:: Work to do ::
Wherever a line below holds the word "matplotlib", copy that line.
Start of Supplied entries
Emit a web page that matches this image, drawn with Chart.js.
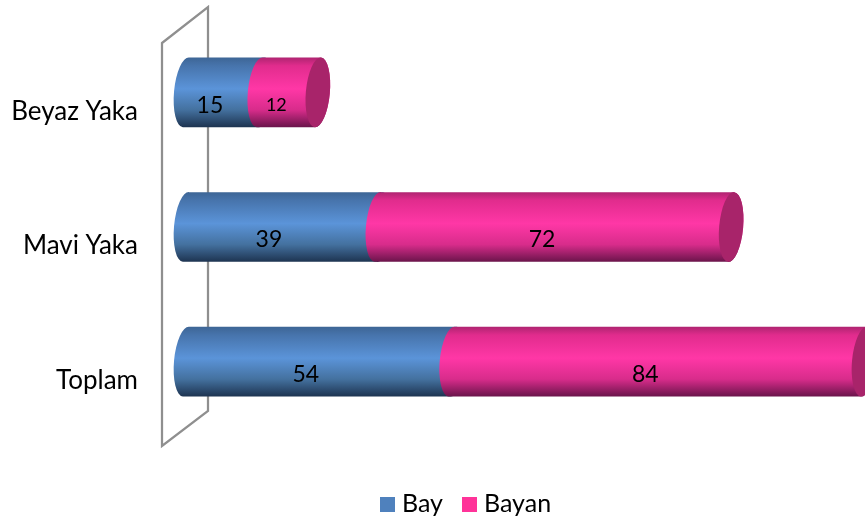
End of Supplied entries
Start of Supplied entries
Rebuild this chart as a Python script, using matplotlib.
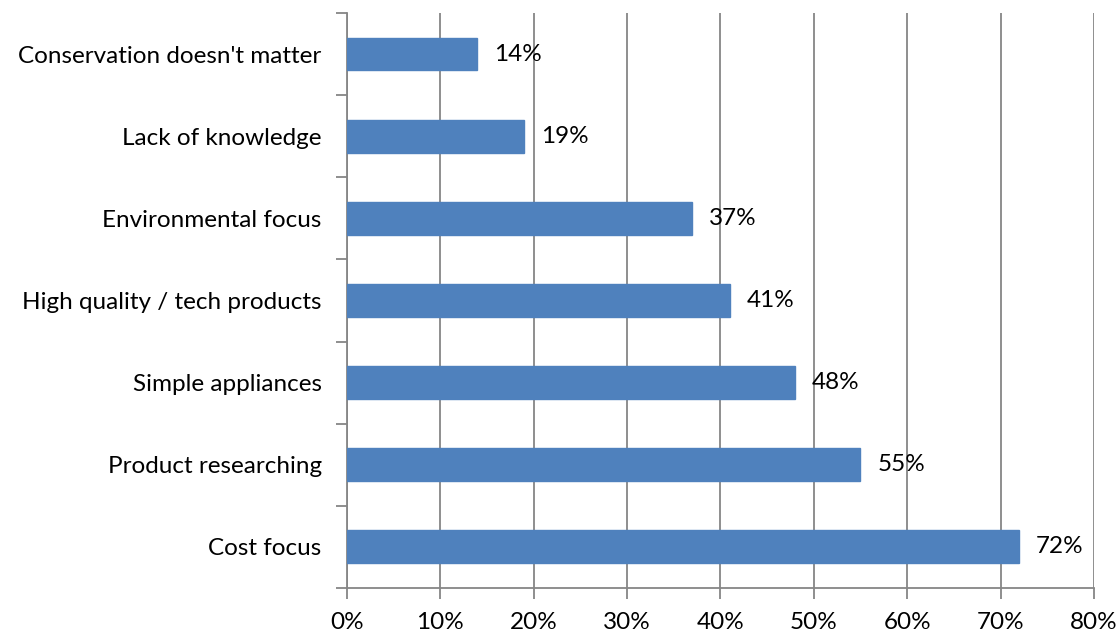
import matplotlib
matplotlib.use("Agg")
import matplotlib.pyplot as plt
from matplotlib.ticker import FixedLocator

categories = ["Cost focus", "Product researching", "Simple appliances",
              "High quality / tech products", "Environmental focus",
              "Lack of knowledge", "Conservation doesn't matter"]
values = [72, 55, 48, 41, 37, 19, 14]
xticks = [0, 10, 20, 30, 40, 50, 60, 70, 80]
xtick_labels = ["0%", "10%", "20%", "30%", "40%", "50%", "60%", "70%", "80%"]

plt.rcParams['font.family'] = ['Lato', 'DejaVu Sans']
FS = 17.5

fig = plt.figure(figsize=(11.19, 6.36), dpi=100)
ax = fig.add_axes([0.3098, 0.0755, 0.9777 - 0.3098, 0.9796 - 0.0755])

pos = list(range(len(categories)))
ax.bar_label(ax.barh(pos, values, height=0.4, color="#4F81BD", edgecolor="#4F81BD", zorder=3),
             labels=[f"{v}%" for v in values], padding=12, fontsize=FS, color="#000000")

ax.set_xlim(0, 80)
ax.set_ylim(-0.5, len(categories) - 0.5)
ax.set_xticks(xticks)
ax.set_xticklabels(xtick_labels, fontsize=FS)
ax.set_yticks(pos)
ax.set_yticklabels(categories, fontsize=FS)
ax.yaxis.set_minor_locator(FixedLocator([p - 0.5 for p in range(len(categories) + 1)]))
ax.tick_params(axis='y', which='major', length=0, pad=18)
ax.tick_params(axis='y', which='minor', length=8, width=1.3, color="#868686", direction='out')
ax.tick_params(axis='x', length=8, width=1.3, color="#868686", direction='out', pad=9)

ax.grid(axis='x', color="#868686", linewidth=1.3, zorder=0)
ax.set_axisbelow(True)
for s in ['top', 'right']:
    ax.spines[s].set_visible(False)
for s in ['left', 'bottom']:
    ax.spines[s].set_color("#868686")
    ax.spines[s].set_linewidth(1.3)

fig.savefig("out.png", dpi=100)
End of Supplied entries
Start of Supplied entries
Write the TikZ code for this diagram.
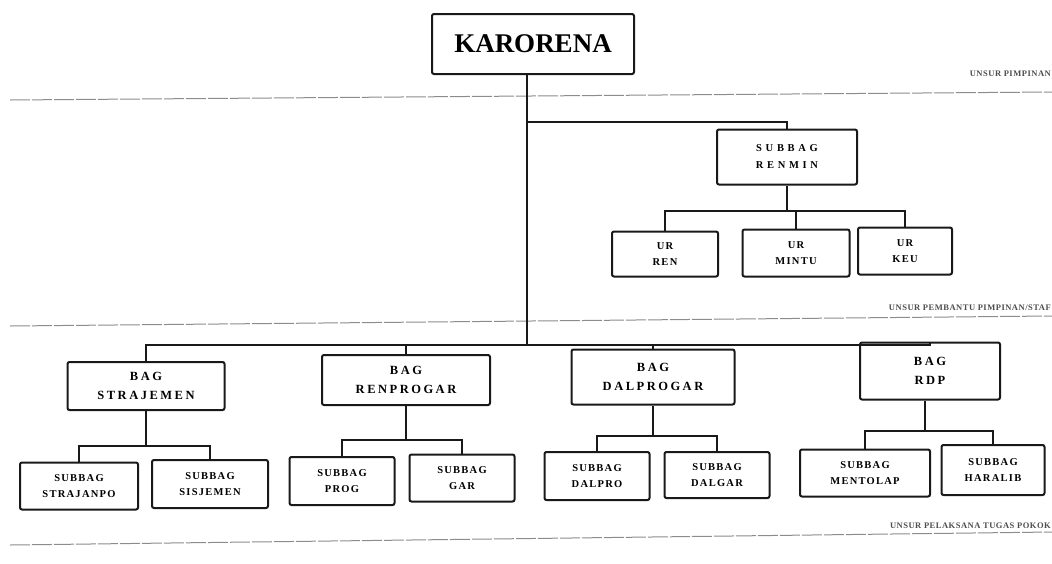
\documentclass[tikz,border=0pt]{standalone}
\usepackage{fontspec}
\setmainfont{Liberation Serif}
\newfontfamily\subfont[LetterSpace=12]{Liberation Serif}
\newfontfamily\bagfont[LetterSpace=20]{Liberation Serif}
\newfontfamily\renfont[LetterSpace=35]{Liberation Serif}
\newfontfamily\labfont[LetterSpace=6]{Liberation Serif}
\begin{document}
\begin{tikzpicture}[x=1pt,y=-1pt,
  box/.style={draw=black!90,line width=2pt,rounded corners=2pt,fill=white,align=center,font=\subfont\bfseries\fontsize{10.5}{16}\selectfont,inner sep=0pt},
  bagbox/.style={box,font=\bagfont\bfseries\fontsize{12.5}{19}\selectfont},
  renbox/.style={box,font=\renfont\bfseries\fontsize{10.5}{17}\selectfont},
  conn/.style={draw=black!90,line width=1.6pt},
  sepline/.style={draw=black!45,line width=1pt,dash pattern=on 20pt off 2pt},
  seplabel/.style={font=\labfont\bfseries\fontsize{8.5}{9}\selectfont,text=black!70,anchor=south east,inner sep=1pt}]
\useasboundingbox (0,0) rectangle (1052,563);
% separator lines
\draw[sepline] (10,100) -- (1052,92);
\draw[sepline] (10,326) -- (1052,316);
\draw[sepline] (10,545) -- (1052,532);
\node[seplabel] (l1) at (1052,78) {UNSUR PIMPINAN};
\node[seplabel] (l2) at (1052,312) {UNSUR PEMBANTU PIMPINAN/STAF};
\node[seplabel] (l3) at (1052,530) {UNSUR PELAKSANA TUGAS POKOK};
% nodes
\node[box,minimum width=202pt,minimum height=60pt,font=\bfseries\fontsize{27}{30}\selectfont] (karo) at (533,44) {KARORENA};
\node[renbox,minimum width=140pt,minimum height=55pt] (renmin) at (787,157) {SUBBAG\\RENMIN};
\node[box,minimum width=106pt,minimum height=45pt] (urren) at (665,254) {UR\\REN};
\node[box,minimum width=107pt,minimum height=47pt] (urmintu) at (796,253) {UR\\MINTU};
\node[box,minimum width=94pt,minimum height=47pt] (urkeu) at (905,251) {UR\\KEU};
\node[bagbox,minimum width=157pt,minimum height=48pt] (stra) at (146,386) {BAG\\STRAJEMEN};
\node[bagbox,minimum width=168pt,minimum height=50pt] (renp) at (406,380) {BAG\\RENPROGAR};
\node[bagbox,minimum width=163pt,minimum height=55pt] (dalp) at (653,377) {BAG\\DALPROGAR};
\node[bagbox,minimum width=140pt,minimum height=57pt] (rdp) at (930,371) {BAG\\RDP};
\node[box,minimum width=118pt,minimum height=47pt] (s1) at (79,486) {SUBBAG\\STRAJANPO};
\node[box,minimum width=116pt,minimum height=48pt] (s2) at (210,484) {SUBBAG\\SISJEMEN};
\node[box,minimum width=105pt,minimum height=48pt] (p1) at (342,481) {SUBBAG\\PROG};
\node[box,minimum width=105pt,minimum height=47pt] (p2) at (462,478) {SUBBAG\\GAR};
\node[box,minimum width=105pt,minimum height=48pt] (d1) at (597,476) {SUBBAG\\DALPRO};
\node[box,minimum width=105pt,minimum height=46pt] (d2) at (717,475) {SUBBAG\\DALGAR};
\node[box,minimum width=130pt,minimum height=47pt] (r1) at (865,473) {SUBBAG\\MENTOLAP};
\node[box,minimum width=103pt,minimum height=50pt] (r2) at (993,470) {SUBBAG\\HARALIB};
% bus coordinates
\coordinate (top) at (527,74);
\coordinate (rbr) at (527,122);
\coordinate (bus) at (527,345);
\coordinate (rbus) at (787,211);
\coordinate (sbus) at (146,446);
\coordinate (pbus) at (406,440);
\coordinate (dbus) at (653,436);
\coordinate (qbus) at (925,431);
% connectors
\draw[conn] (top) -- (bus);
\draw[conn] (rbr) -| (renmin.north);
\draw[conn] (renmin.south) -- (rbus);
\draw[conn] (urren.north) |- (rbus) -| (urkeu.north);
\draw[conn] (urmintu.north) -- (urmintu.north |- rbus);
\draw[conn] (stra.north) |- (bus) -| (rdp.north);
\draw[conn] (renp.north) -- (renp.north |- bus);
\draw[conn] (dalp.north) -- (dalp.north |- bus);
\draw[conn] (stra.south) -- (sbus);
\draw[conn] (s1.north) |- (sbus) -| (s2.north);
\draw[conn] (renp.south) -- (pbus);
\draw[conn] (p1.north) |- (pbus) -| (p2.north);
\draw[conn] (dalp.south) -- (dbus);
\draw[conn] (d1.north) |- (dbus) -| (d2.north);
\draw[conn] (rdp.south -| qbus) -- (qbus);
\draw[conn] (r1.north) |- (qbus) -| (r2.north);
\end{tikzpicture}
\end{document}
End of Supplied entries
:: Answer to the exercise ::
Rebuild this chart as a Python script, using matplotlib.
import matplotlib
matplotlib.use("Agg")
import matplotlib.pyplot as plt
from matplotlib.ticker import FixedLocator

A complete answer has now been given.